§ Task directions
Please transcribe the data that follows without the pictures, keeping every word the same.

§ Source material
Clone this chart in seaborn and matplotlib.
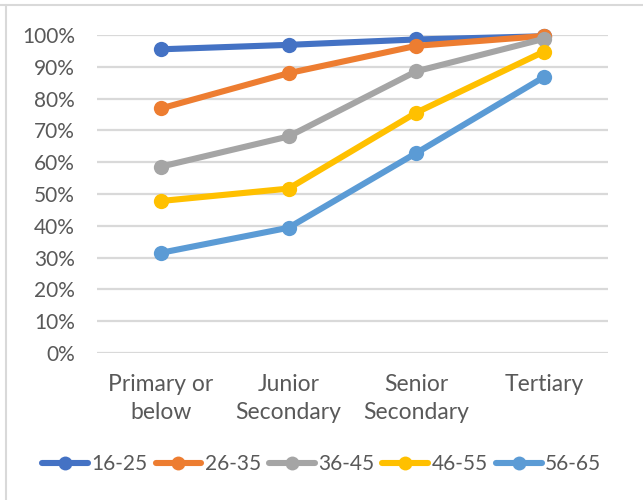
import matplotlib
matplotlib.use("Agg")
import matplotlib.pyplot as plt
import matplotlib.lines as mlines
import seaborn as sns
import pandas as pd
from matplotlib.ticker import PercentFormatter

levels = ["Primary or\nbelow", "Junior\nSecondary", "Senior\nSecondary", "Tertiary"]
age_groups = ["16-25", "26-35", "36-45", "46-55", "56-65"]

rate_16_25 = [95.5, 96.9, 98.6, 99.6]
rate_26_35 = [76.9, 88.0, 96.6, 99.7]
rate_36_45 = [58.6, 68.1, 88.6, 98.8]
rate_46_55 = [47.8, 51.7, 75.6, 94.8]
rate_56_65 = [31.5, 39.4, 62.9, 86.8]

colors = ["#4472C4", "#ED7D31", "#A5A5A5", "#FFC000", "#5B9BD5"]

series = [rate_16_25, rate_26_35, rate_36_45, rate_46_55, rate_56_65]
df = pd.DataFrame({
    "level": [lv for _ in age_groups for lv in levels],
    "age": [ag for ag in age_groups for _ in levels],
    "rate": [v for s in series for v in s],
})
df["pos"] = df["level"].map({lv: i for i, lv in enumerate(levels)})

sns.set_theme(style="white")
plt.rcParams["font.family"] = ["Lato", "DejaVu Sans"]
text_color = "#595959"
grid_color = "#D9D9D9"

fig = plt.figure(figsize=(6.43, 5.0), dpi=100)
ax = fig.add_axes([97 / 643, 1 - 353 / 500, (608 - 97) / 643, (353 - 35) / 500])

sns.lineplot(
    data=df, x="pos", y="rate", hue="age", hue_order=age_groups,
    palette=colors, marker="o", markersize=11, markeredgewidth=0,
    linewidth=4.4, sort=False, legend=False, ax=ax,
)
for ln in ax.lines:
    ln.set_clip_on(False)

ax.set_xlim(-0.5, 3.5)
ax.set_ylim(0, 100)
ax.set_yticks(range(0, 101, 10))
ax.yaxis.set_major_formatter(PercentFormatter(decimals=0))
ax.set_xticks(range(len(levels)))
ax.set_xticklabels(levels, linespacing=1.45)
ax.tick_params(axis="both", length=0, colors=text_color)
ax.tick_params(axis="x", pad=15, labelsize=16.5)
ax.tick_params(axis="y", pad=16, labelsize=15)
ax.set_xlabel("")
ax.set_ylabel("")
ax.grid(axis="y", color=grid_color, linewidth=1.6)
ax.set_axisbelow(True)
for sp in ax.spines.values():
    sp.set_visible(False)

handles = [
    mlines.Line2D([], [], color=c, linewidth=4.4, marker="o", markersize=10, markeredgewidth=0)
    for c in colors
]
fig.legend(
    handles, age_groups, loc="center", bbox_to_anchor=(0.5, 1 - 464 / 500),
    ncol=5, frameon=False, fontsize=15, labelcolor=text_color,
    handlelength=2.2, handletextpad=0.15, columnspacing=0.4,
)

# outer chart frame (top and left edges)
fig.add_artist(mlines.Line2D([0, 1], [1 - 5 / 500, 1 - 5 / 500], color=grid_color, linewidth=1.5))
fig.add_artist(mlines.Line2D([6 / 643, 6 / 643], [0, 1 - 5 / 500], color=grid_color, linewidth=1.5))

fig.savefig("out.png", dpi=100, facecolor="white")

§ Final answer
Clone this chart in seaborn and matplotlib.
import matplotlib
matplotlib.use("Agg")
import matplotlib.pyplot as plt
import matplotlib.lines as mlines
import seaborn as sns
import pandas as pd
from matplotlib.ticker import PercentFormatter

levels = ["Primary or\nbelow", "Junior\nSecondary", "Senior\nSecondary", "Tertiary"]
age_groups = ["16-25", "26-35", "36-45", "46-55", "56-65"]

rate_16_25 = [95.5, 96.9, 98.6, 99.6]
rate_26_35 = [76.9, 88.0, 96.6, 99.7]
rate_36_45 = [58.6, 68.1, 88.6, 98.8]
rate_46_55 = [47.8, 51.7, 75.6, 94.8]
rate_56_65 = [31.5, 39.4, 62.9, 86.8]

colors = ["#4472C4", "#ED7D31", "#A5A5A5", "#FFC000", "#5B9BD5"]

series = [rate_16_25, rate_26_35, rate_36_45, rate_46_55, rate_56_65]
df = pd.DataFrame({
    "level": [lv for _ in age_groups for lv in levels],
    "age": [ag for ag in age_groups for _ in levels],
    "rate": [v for s in series for v in s],
})
df["pos"] = df["level"].map({lv: i for i, lv in enumerate(levels)})

sns.set_theme(style="white")
plt.rcParams["font.family"] = ["Lato", "DejaVu Sans"]
text_color = "#595959"
grid_color = "#D9D9D9"

fig = plt.figure(figsize=(6.43, 5.0), dpi=100)
ax = fig.add_axes([97 / 643, 1 - 353 / 500, (608 - 97) / 643, (353 - 35) / 500])

sns.lineplot(
    data=df, x="pos", y="rate", hue="age", hue_order=age_groups,
    palette=colors, marker="o", markersize=11, markeredgewidth=0,
    linewidth=4.4, sort=False, legend=False, ax=ax,
)
for ln in ax.lines:
    ln.set_clip_on(False)

ax.set_xlim(-0.5, 3.5)
ax.set_ylim(0, 100)
ax.set_yticks(range(0, 101, 10))
ax.yaxis.set_major_formatter(PercentFormatter(decimals=0))
ax.set_xticks(range(len(levels)))
ax.set_xticklabels(levels, linespacing=1.45)
ax.tick_params(axis="both", length=0, colors=text_color)
ax.tick_params(axis="x", pad=15, labelsize=16.5)
ax.tick_params(axis="y", pad=16, labelsize=15)
ax.set_xlabel("")
ax.set_ylabel("")
ax.grid(axis="y", color=grid_color, linewidth=1.6)
ax.set_axisbelow(True)
for sp in ax.spines.values():
    sp.set_visible(False)

handles = [
    mlines.Line2D([], [], color=c, linewidth=4.4, marker="o", markersize=10, markeredgewidth=0)
    for c in colors
]
fig.legend(
    handles, age_groups, loc="center", bbox_to_anchor=(0.5, 1 - 464 / 500),
    ncol=5, frameon=False, fontsize=15, labelcolor=text_color,
    handlelength=2.2, handletextpad=0.15, columnspacing=0.4,
)

# outer chart frame (top and left edges)
fig.add_artist(mlines.Line2D([0, 1], [1 - 5 / 500, 1 - 5 / 500], color=grid_color, linewidth=1.5))
fig.add_artist(mlines.Line2D([6 / 643, 6 / 643], [0, 1 - 5 / 500], color=grid_color, linewidth=1.5))

fig.savefig("out.png", dpi=100, facecolor="white")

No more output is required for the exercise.